Aku memutuskan untuk menyewa sepeda untuk 2 hari. Malam itu Helmi dan aku berkeliling kota Siem Reap dengan boncengan dan sangat romantis. Kami berdua terus-terusan ketawa membayangkan orang jaman dulu pacaran pake sepeda. Kami berkeliling ke Old Market untuk membeli souvenir. Man... this dude can do a good bargain!! Salut sama cowok ini, alangkah senang istrinya nanti. Pasti sering diajak pergi ke pasar. Selanjutnya melihat lihat toko buku bekas di Siem Reap. Aduh makjan... kalau gak liat isi dompet, bisa kalap. Rasanya pengen kuborong semua bukunya.

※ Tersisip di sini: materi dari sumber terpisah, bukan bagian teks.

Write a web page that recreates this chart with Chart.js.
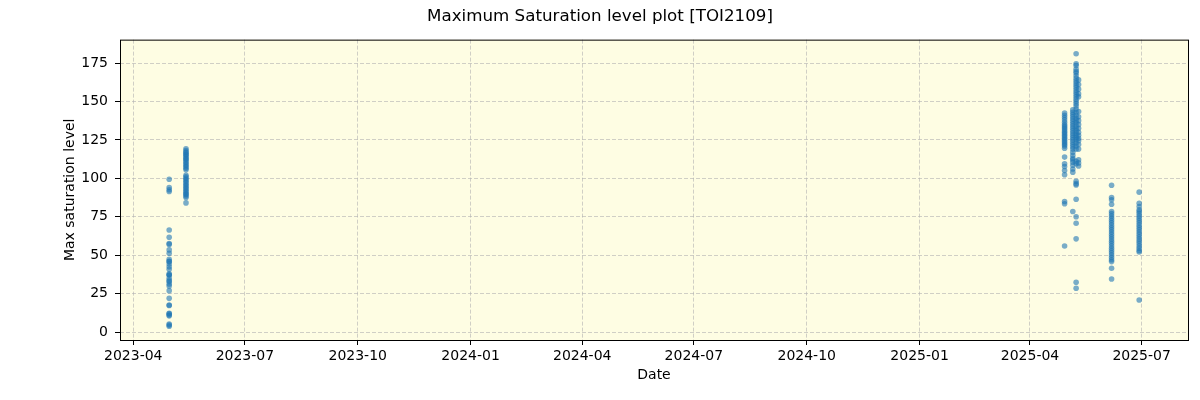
<!DOCTYPE html>
<html>
<head>
<meta charset="utf-8">
<script src="https://cdn.jsdelivr.net/npm/chart.js@4"></script>
<style>
  body { margin: 0; background: #fff; }
  #wrap { width: 1200px; height: 400px; }
</style>
</head>
<body>
<div id="wrap"><canvas id="satChart" width="1200" height="400"></canvas></div>
<script>
// x values are days since 2023-04-01
const tickDays = [0, 91, 183, 275, 366, 457, 549, 641, 731, 822];
const tickLabels = ["2023-04", "2023-07", "2023-10", "2024-01", "2024-04", "2024-07", "2024-10", "2025-01", "2025-04", "2025-07"];
const yTicks = [0, 25, 50, 75, 100, 125, 150, 175];

// one observing night per group
const groupDays = [29.3, 43.0, 759.2, 765.9, 768.6, 770.6, 797.5, 820.0];
const group1 = [99.4, 94.0, 92.5, 91.4, 66.4, 61.6, 57.5, 57.0, 53.4, 51.2, 47.3, 46.0, 45.8, 44.3, 42.5, 40.8, 37.8, 37.2, 36.9, 35.0, 33.5, 32.8, 31.3, 30.0, 26.9, 21.9, 17.6, 17.2, 12.2, 11.8, 11.1, 10.5, 5.2, 4.5, 3.7];
const group2 = [119.2, 118, 117, 116.5, 115.5, 115, 114, 113, 112.5, 111.5, 110.5, 109.5, 108.5, 107.5, 106.5, 105.5, 102, 101, 100, 99, 98, 97, 96, 95, 94, 93, 92, 91, 90, 89.5, 88.5, 87.5, 84];
const group3 = [142.4, 141, 139.5, 138, 136.5, 135, 134, 133, 132, 131, 130, 129, 128, 127, 126, 125, 124, 123, 122, 121, 119.6, 113.8, 109.4, 107.7, 105, 102.3, 84.9, 83.4, 56];
const group4 = [144.5, 143, 141.5, 140, 138.5, 137, 135.5, 134, 132.5, 131, 129.5, 128, 126.5, 125, 123.5, 122, 120.5, 119, 117, 115, 113, 112, 110.5, 108.5, 106, 104, 78.4];
const group5 = [181, 174.5, 173.3, 171, 169.5, 168.5, 166.7, 165, 163.5, 162, 160.5, 159, 157.5, 156, 154.5, 153, 151.5, 150, 148.5, 147, 145, 143, 141, 139, 137.5, 136, 134, 132.5, 131, 129.5, 128, 126.5, 125, 123, 121, 119, 111, 109.5, 98, 96.5, 95.7, 86.4, 75, 70.8, 60.6, 32.4, 28.5];
const group6 = [164, 161, 158, 155, 153, 143.5, 140, 137.5, 135, 132.5, 130, 128, 126, 124.5, 122, 119, 112, 110, 108];
const group7 = [95.5, 87.5, 86, 83.1, 78.4, 77, 75.5, 74, 72.5, 71, 69.5, 68, 66.5, 65, 63.5, 62, 60.5, 59, 57.5, 56, 54.5, 53, 51.5, 50, 48.5, 47, 45.8, 41.5, 34.5];
const group8 = [91, 83.8, 81.6, 79.5, 78.4, 77, 75.5, 74, 72.5, 71, 69.5, 68, 66.5, 65, 63.5, 62, 60.5, 59, 57.5, 56, 54.5, 53, 52, 20.8];

const groups = [group1, group2, group3, group4, group5, group6, group7, group8];
let points = [];
groups.forEach((vals, i) => {
  vals.forEach(v => points.push({ x: groupDays[i], y: v }));
});

const FONT = "'DejaVu Sans', sans-serif";

// pale yellow plot background and full frame
const frame = {
  id: "frame",
  beforeDraw(chart) {
    const a = chart.chartArea, ctx = chart.ctx;
    ctx.save();
    ctx.fillStyle = "#fefde3";
    ctx.fillRect(a.left, a.top, a.right - a.left, a.bottom - a.top);
    ctx.restore();
  },
  afterDraw(chart) {
    const a = chart.chartArea, ctx = chart.ctx;
    ctx.save();
    ctx.strokeStyle = "#000";
    ctx.lineWidth = 1;
    ctx.strokeRect(a.left + 0.5, a.top + 0.5, a.right - a.left, a.bottom - a.top);
    ctx.restore();
  }
};

new Chart(document.getElementById("satChart"), {
  type: "scatter",
  data: {
    datasets: [{
      data: points,
      backgroundColor: "rgba(31,119,180,0.6)",
      borderWidth: 0,
      pointRadius: 2.8,
      pointHoverRadius: 2.8
    }]
  },
  options: {
    responsive: false,
    animation: false,
    layout: { padding: 0 },
    plugins: {
      legend: { display: false },
      tooltip: { enabled: false },
      title: {
        display: true,
        text: "Maximum Saturation level plot [TOI2109]",
        color: "#000",
        font: { family: FONT, size: 16.7, weight: "normal", lineHeight: 1.2 },
        padding: { top: 7, bottom: 12.6 }
      }
    },
    scales: {
      x: {
        type: "linear",
        min: -10.8,
        max: 859.8,
        afterBuildTicks: s => { s.ticks = tickDays.map(v => ({ value: v })); },
        afterFit: s => { s.height = 60; },
        ticks: {
          autoSkip: false,
          maxRotation: 0,
          color: "#000",
          padding: 3,
          font: { family: FONT, size: 14 },
          callback: (v, i) => tickLabels[i]
        },
        grid: {
          color: "rgba(176,176,176,0.6)",
          lineWidth: 1,
          tickColor: "#000",
          tickLength: 5
        },
        border: { display: false, dash: [4, 2] },
        title: {
          display: true,
          text: "Date",
          color: "#000",
          font: { family: FONT, size: 14, lineHeight: 1.2 },
          padding: { top: 0, bottom: 16 }
        }
      },
      y: {
        min: -5.2,
        max: 190.2,
        afterBuildTicks: s => { s.ticks = yTicks.map(v => ({ value: v })); },
        afterFit: s => { s.width = 120; },
        ticks: {
          color: "#000",
          padding: 7,
          font: { family: FONT, size: 14 }
        },
        grid: {
          color: "rgba(176,176,176,0.6)",
          lineWidth: 1,
          tickColor: "#000",
          tickLength: 5
        },
        border: { display: false, dash: [4, 2] },
        title: {
          display: true,
          text: "Max saturation level",
          color: "#000",
          font: { family: FONT, size: 14, lineHeight: 1.2 },
          padding: { top: 61.5, bottom: 0 }
        }
      },
      // empty right-hand axis that only reserves the right margin
      yRight: {
        position: "right",
        display: true,
        afterFit: s => { s.width = 12; },
        ticks: { display: false },
        grid: { display: false },
        border: { display: false }
      }
    }
  },
  plugins: [frame]
});
</script>
</body>
</html>
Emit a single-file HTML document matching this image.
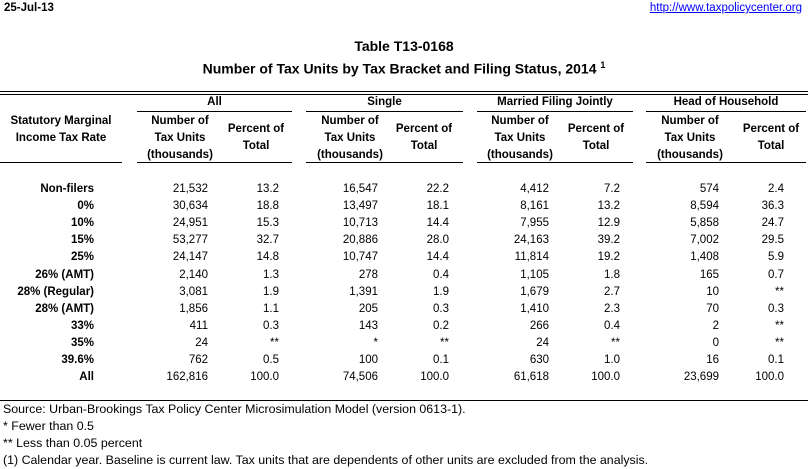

Helmi laper. Katanya, dia pengen banget menjajal Happy Pizza yang konon pembuatannya dicampur weed. Astajim... tapi aku lihat ada beberapa Happy Pizza tempat ini. Tidak tahu yang mana yang asli, dan untunglah pizza itu gak dijual ditempat kami makan. Tapi resto ini sangat jorok. Banyak sekali anak-anak kecoa berkeliaran serta serangga berterbangan di tempat ini. Aku jadi gak tega untuk makan.

Jam baru menunjukan jam 8 malam saat kami mengakhiri dengan salam perpisahan yang hangat. Helmi harus menunggu jemputan bis di lobi hostel dan aku sudah tak kuasa menahan kantuk dan letih pengen berbaring di kasur yang empuk setelah seharian penuh berjalan-jalan. Tapi hari ini adalah sebuah perjalanan yang menakjubkan.